At the other end of the spectrum lies the grand challenge of climate modeling. General circulation models discretize the atmosphere and oceans onto a grid. However, many crucial physical processes, like cloud formation, happen at scales smaller than a single grid cell. These "subgrid" processes must be approximated, or "parameterized." A physical parameterization should behave the same way regardless of its location on the planet. The symmetry of the domain dictates the necessary architecture for a learned parameterization.

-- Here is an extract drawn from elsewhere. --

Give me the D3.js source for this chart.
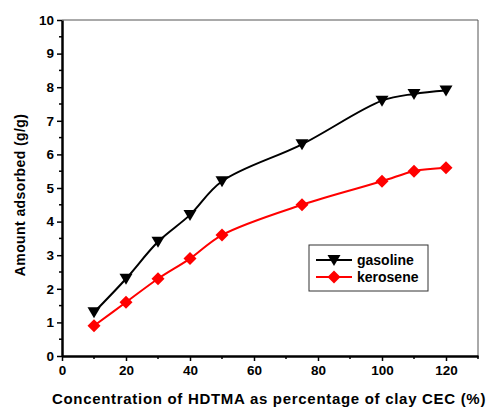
<!DOCTYPE html>
<html>
<head>
<meta charset="utf-8">
<script src="https://cdn.jsdelivr.net/npm/d3@7"></script>
<style>
  body { margin: 0; background: #fff; }
  text { font-family: "Liberation Sans", Arial, sans-serif; font-weight: bold; }
</style>
</head>
<body>
<div id="chart"></div>
<script>
// data
var conc = [10, 20, 30, 40, 50, 75, 100, 110, 120];
var gasoline = [1.3, 2.3, 3.4, 4.2, 5.2, 6.3, 7.6, 7.8, 7.9];
var kerosene = [0.9, 1.6, 2.3, 2.9, 3.6, 4.5, 5.2, 5.5, 5.6];
var xTicks = [0, 20, 40, 60, 80, 100, 120];
var yTicks = [0, 1, 2, 3, 4, 5, 6, 7, 8, 9, 10];
var seriesNames = ["gasoline", "kerosene"];

var svgWidth = 487, svgHeight = 407;
var margin = { top: 20, right: 9, bottom: 51, left: 62 };
var width = svgWidth - margin.left - margin.right;
var height = svgHeight - margin.top - margin.bottom;

var svg = d3.select("#chart").append("svg")
  .attr("width", svgWidth)
  .attr("height", svgHeight);

var g = svg.append("g")
  .attr("transform", `translate(${margin.left}, ${margin.top})`);

var x = d3.scaleLinear().domain([0, 130]).range([0, width]);
var y = d3.scaleLinear().domain([0, 10]).range([height, 0]);

// frame (top and right)
g.append("path")
  .attr("d", `M0,0H${width}V${height}`)
  .attr("fill", "none")
  .attr("stroke", "#555")
  .attr("stroke-width", 1);

// minor ticks
var xMinor = d3.range(10, 131, 20);
var yMinor = d3.range(0.5, 10, 1);

g.selectAll(".xminor").data(xMinor).enter().append("line")
  .attr("x1", d => x(d)).attr("x2", d => x(d))
  .attr("y1", height).attr("y2", height + 3)
  .attr("stroke", "#000").attr("stroke-width", 1.5);

g.selectAll(".yminor").data(yMinor).enter().append("line")
  .attr("x1", 0).attr("x2", -3)
  .attr("y1", d => y(d)).attr("y2", d => y(d))
  .attr("stroke", "#000").attr("stroke-width", 1.5);

// axes
var xAxis = g.append("g")
  .attr("transform", `translate(0, ${height})`)
  .call(d3.axisBottom(x).tickValues(xTicks).tickSize(5).tickSizeOuter(0).tickPadding(4));
var yAxis = g.append("g")
  .call(d3.axisLeft(y).tickValues(yTicks).tickSize(5).tickSizeOuter(0).tickPadding(3));

[xAxis, yAxis].forEach(function(a) {
  a.select(".domain").attr("stroke", "#000").attr("stroke-width", 2.5);
  a.selectAll(".tick line").attr("stroke", "#000").attr("stroke-width", 1.5);
  a.selectAll(".tick text")
    .attr("fill", "#000")
    .style("font-size", "13.5px")
    .style("font-family", "Liberation Sans, Arial, sans-serif")
    .style("font-weight", "bold");
});

// lines
var line = d3.line()
  .x((d, i) => x(conc[i]))
  .y(d => y(d))
  .curve(d3.curveCatmullRom);

var colors = ["#000", "#ff0000"];
[gasoline, kerosene].forEach(function(s, k) {
  g.append("path")
    .datum(s)
    .attr("fill", "none")
    .attr("stroke", colors[k])
    .attr("stroke-width", 2)
    .attr("d", line);
});

var tri = "M-6.5,-5L6.5,-5L0,6Z";
var dia = "M0,-6.5L6.5,0L0,6.5L-6.5,0Z";

g.selectAll(".gas").data(gasoline).enter().append("path")
  .attr("d", tri)
  .attr("fill", "#000")
  .attr("transform", (d, i) => `translate(${x(conc[i])}, ${y(d)})`);

g.selectAll(".ker").data(kerosene).enter().append("path")
  .attr("d", dia)
  .attr("fill", "#ff0000")
  .attr("transform", (d, i) => `translate(${x(conc[i])}, ${y(d)})`);

// legend
var legend = svg.append("g").attr("transform", "translate(309, 245)");
legend.append("rect")
  .attr("width", 119).attr("height", 46)
  .attr("fill", "#fff").attr("stroke", "#333").attr("stroke-width", 1);

seriesNames.forEach(function(name, k) {
  var ly = 15 + k * 17;
  legend.append("line")
    .attr("x1", 7).attr("x2", 43)
    .attr("y1", ly).attr("y2", ly)
    .attr("stroke", colors[k]).attr("stroke-width", 2);
  legend.append("path")
    .attr("d", k === 0 ? tri : dia)
    .attr("fill", colors[k])
    .attr("transform", `translate(25, ${ly})`);
  legend.append("text")
    .attr("x", 48).attr("y", ly + 5)
    .style("font-size", "14px")
    .text(name);
});

// axis titles
svg.append("text")
  .attr("transform", "translate(25, 195) rotate(-90)")
  .attr("text-anchor", "middle")
  .style("font-size", "14px")
  .style("letter-spacing", "0.4px")
  .text("Amount adsorbed (g/g)");

svg.append("text")
  .attr("x", 269)
  .attr("y", 404)
  .attr("text-anchor", "middle")
  .style("font-size", "15px")
  .style("letter-spacing", "0.7px")
  .text("Concentration of HDTMA as percentage of clay CEC (%)");
</script>
</body>
</html>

For a model on a simple, flat, rectangular grid, the underlying symmetry is translation. The physics in grid cell A should be identical to the physics in grid cell B. A standard Convolutional Neural Network (CNN) has this translation equivariance built in through its use of shared-weight kernels, making it a natural choice. But the Earth is not flat. If we project the sphere onto a rectangular latitude-longitude grid, a standard CNN will learn distorted, unphysical artifacts, treating the poles differently from the equator. To respect the true rotational symmetry of the sphere, $\mathrm{SO}(3)$ , we need a more sophisticated architecture, like a spherical CNN or a GNN operating on a more uniform icosahedral grid. The choice of architecture is not a matter of convenience; it is a profound statement about respecting the fundamental geometry of the problem we are trying to solve.

From a single molecule to the entire globe, the lesson is the same. By embracing the symmetries of nature, equivariant neural networks provide a more principled, robust, and powerful framework for scientific discovery. They allow us to build models that speak the native language of physics, a language in which the laws are universal and our human-chosen coordinate systems are rightfully irrelevant.